Below, find each line holding "that" and state how many there are, using the number alone.

SOURCE EXCERPT →
┏━━

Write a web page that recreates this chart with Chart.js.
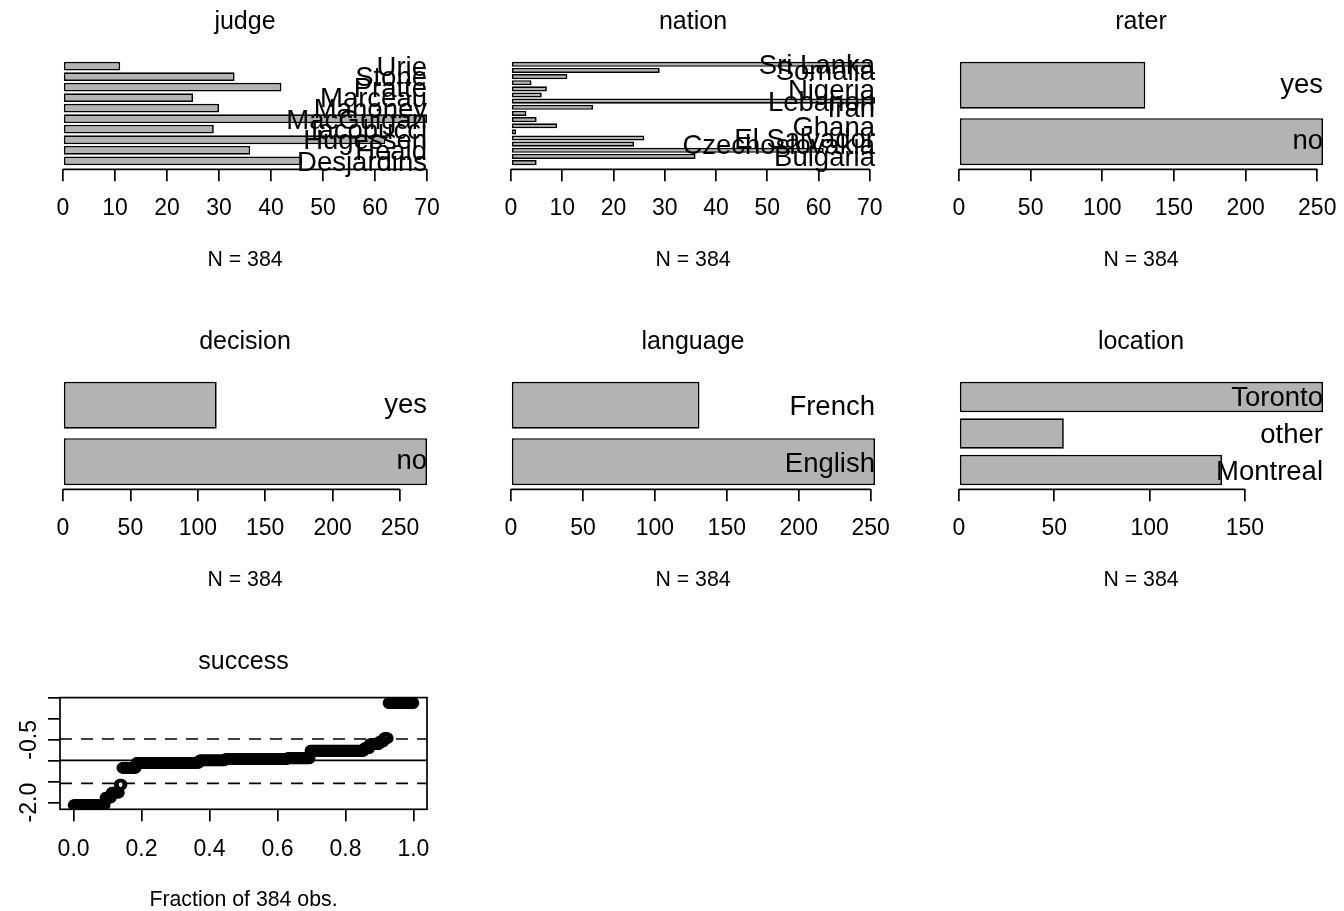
<!DOCTYPE html>
<html>
<head>
<meta charset="utf-8">
<script src="https://cdn.jsdelivr.net/npm/chart.js@4/dist/chart.umd.min.js"></script>
<style>
  html, body { margin: 0; padding: 0; background: #fff; overflow: hidden; }
  canvas { position: absolute; }
</style>
</head>
<body>
<canvas id="judge" width="448" height="320" style="left:0px;top:0px"></canvas>
<canvas id="nation" width="448" height="320" style="left:448px;top:0px"></canvas>
<canvas id="rater" width="448" height="320" style="left:896px;top:0px"></canvas>
<canvas id="decision" width="448" height="320" style="left:0px;top:320px"></canvas>
<canvas id="language" width="448" height="320" style="left:448px;top:320px"></canvas>
<canvas id="location" width="448" height="320" style="left:896px;top:320px"></canvas>
<canvas id="success" width="448" height="320" style="left:0px;top:640px"></canvas>
<script>
// counts per level, first level = bottom bar
const judgeLabels = ["Desjardins", "Heald", "Hugessen", "Iacobucci", "MacGuigan", "Mahoney", "Marceau", "Pratte", "Stone", "Urie"];
const judgeCounts = [46, 36, 62, 29, 70, 30, 25, 42, 33, 11];

const nationLabels = ["Argentina", "Bulgaria", "China", "Czechoslovakia", "El Salvador", "Fiji", "Ghana", "Guatemala",
                      "India", "Iran", "Lebanon", "Nicaragua", "Nigeria", "Pakistan", "Poland", "Somalia", "Sri Lanka"];
const nationCounts = [5, 36, 61, 24, 26, 1, 9, 5, 3, 16, 71, 6, 7, 4, 11, 29, 70];
// names that are actually printed next to the nation bars
const nationShown = ["Bulgaria", "Czechoslovakia", "El Salvador", "Ghana", "Iran", "Lebanon", "Nigeria", "Somalia", "Sri Lanka"];

const raterLabels = ["no", "yes"];
const raterCounts = [254, 130];

const decisionLabels = ["no", "yes"];
const decisionCounts = [270, 114];

const languageLabels = ["English", "French"];
const languageCounts = [253, 131];

const locationLabels = ["Montreal", "other", "Toronto"];
const locationCounts = [138, 55, 191];

// success: sorted distinct values and how many obs have each
const successLevels = [-2.06, -1.88, -1.76, -1.57, -1.17, -1.05, -0.99, -0.96, -0.94, -0.76, -0.70, -0.60, -0.54, -0.46, 0.38];
const successCounts = [36, 7, 9, 3, 16, 71, 29, 70, 26, 61, 6, 11, 5, 5, 29];
const successRefLines = [-1.54, -0.99, -0.48];
const successRefDashed = [true, false, true];
const successYTicks = [-2.0, -1.5, -1.0, -0.5, 0.0, 0.5];
const successYTickLabels = ["-2.0", "-0.5"];

const FONT = '"Liberation Sans", Arial, Helvetica, sans-serif';
Chart.defaults.font.family = FONT;
Chart.defaults.color = "#000";

const LW = 1.7;
const TICK_FONT = 23;
const SUB_FONT = 21.3;

// category names, right aligned at the end of the axis, over the bars
const barLabelPlugin = {
    id: "barLabels",
    afterDatasetsDraw(chart, args, opts) {
        const ctx = chart.ctx;
        const xs = chart.scales.x, ys = chart.scales.y;
        const shown = opts.shown;
        ctx.save();
        ctx.font = "27.5px " + FONT;
        ctx.fillStyle = "#000";
        ctx.textAlign = "right";
        ctx.textBaseline = "alphabetic";
        chart.data.labels.forEach(function (lab, i) {
            if (shown && shown.indexOf(lab) < 0) return;
            const m = ctx.measureText(lab);
            const yc = ys.getPixelForValue(i + 1);
            ctx.fillText(lab, xs.getPixelForValue(xs.max), yc + m.actualBoundingBoxAscent / 2);
        });
        ctx.restore();
    }
};

// R style axis line: from first to last tick only
const axisLinePlugin = {
    id: "axisLine",
    afterDraw(chart) {
        const ctx = chart.ctx;
        const xs = chart.scales.x;
        const t = xs.ticks;
        ctx.save();
        ctx.strokeStyle = "#000";
        ctx.lineWidth = LW;
        ctx.beginPath();
        ctx.moveTo(xs.getPixelForValue(t[0].value), chart.chartArea.bottom);
        ctx.lineTo(xs.getPixelForValue(t[t.length - 1].value), chart.chartArea.bottom);
        ctx.stroke();
        ctx.restore();
    }
};

function titleOpts(text) {
    return {
        display: true,
        text: text,
        fullSize: false,
        font: { size: 25, weight: "normal" },
        padding: { top: 7, bottom: 20.6 }
    };
}

function fitBottomAxis(s) {
    s.height = 110;
    s.paddingLeft = 0;
    s.paddingRight = 0;
}

function barPanel(id, title, labels, counts, step, shown) {
    const n = labels.length;
    const ext = 0.04 * (1.2 * n - 0.2); // R's 4% axis extension, in bar units
    const total = counts.reduce(function (a, b) { return a + b; }, 0);

    new Chart(document.getElementById(id), {
        type: "bar",
        data: {
            labels: labels,
            datasets: [{
                data: counts.map(function (c, i) { return { x: c, y: i + 1 }; }),
                backgroundColor: "#b3b3b3",
                borderColor: "#000",
                borderWidth: LW,
                borderSkipped: false,
                barPercentage: 1 / 1.2,
                categoryPercentage: 1
            }]
        },
        options: {
            indexAxis: "y",
            responsive: false,
            animation: false,
            devicePixelRatio: 1,
            layout: { padding: { left: 63, right: 21, top: 0, bottom: 40.7 } },
            plugins: {
                legend: { display: false },
                tooltip: { enabled: false },
                title: titleOpts(title),
                barLabels: { shown: shown || null }
            },
            scales: {
                x: {
                    type: "linear",
                    min: 0,
                    max: Math.max.apply(null, counts),
                    ticks: { stepSize: step, includeBounds: false, autoSkip: false, maxRotation: 0, font: { size: TICK_FONT }, padding: 14 },
                    grid: { drawOnChartArea: false, tickLength: 12, color: "#000", lineWidth: LW },
                    border: { display: false },
                    title: { display: true, text: "N = " + total, font: { size: SUB_FONT }, padding: { top: 0, bottom: 6.5 } },
                    afterFit: fitBottomAxis
                },
                y: {
                    type: "linear",
                    display: false,
                    offset: false,
                    min: (0.7 - ext) / 1.2,
                    max: (1.2 * n + ext + 0.5) / 1.2,
                    afterBuildTicks: function (s) {
                        s.ticks = labels.map(function (l, i) { return { value: i + 1 }; });
                    }
                }
            }
        },
        plugins: [barLabelPlugin, axisLinePlugin]
    });
}

barPanel("judge", "judge", judgeLabels, judgeCounts, 10);
barPanel("nation", "nation", nationLabels, nationCounts, 10, nationShown);
barPanel("rater", "rater", raterLabels, raterCounts, 50);
barPanel("decision", "decision", decisionLabels, decisionCounts, 50);
barPanel("language", "language", languageLabels, languageCounts, 50);
barPanel("location", "location", locationLabels, locationCounts, 50);

// success: sorted values against fraction of observations
const successValues = [];
successLevels.forEach(function (v, k) {
    for (let j = 0; j < successCounts[k]; j++) successValues.push(v);
});
const nObs = successValues.length;

const boxPlugin = {
    id: "box",
    afterDraw(chart) {
        const a = chart.chartArea, ctx = chart.ctx;
        ctx.save();
        ctx.strokeStyle = "#000";
        ctx.lineWidth = LW;
        ctx.strokeRect(a.left, a.top, a.right - a.left, a.bottom - a.top);
        ctx.restore();
    }
};

const refLinePlugin = {
    id: "refLines",
    afterDatasetsDraw(chart) {
        const a = chart.chartArea, ctx = chart.ctx, ys = chart.scales.y;
        ctx.save();
        ctx.strokeStyle = "#000";
        ctx.lineWidth = LW;
        successRefLines.forEach(function (v, i) {
            const py = ys.getPixelForValue(v);
            ctx.setLineDash(successRefDashed[i] ? [12, 9] : []);
            ctx.beginPath();
            ctx.moveTo(a.left, py);
            ctx.lineTo(a.right, py);
            ctx.stroke();
        });
        ctx.restore();
    }
};

new Chart(document.getElementById("success"), {
    type: "scatter",
    data: {
        datasets: [{
            data: successValues.map(function (v, i) { return { x: i / (nObs - 1), y: v }; }),
            pointStyle: "circle",
            pointRadius: 4.3,
            pointBorderWidth: 3.2,
            pointBackgroundColor: "rgba(0,0,0,0)",
            pointBorderColor: "#000"
        }]
    },
    options: {
        responsive: false,
        animation: false,
        devicePixelRatio: 1,
        layout: { padding: { left: 0, right: 21, top: 0, bottom: 40.7 } },
        plugins: {
            legend: { display: false },
            tooltip: { enabled: false },
            title: titleOpts("success")
        },
        scales: {
            x: {
                type: "linear",
                min: -0.04,
                max: 1.04,
                ticks: {
                    stepSize: 0.2, includeBounds: false, autoSkip: false, maxRotation: 0,
                    font: { size: TICK_FONT }, padding: 15,
                    callback: function (v) { return v.toFixed(1); }
                },
                grid: { drawOnChartArea: false, tickLength: 12, color: "#000", lineWidth: LW },
                border: { display: false },
                title: { display: true, text: "Fraction of " + nObs + " obs.", font: { size: SUB_FONT }, padding: { top: 0, bottom: 6.5 } },
                afterFit: fitBottomAxis
            },
            y: {
                type: "linear",
                min: -2.16,
                max: 0.51,
                afterBuildTicks: function (s) {
                    s.ticks = successYTicks.map(function (v) { return { value: v }; });
                },
                ticks: {
                    autoSkip: false, minRotation: 90, maxRotation: 90, crossAlign: "center",
                    font: { size: TICK_FONT }, padding: -1,
                    callback: function (v) {
                        const s = v.toFixed(1);
                        return successYTickLabels.indexOf(s) >= 0 ? s : "";
                    }
                },
                grid: { drawOnChartArea: false, tickLength: 12, color: "#000", lineWidth: LW },
                border: { display: false },
                afterFit: function (s) { s.width = 60; }
            }
        }
    },
    plugins: [boxPlugin, refLinePlugin]
});
</script>
</body>
</html>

┗━━

CORRECT RESULT → 2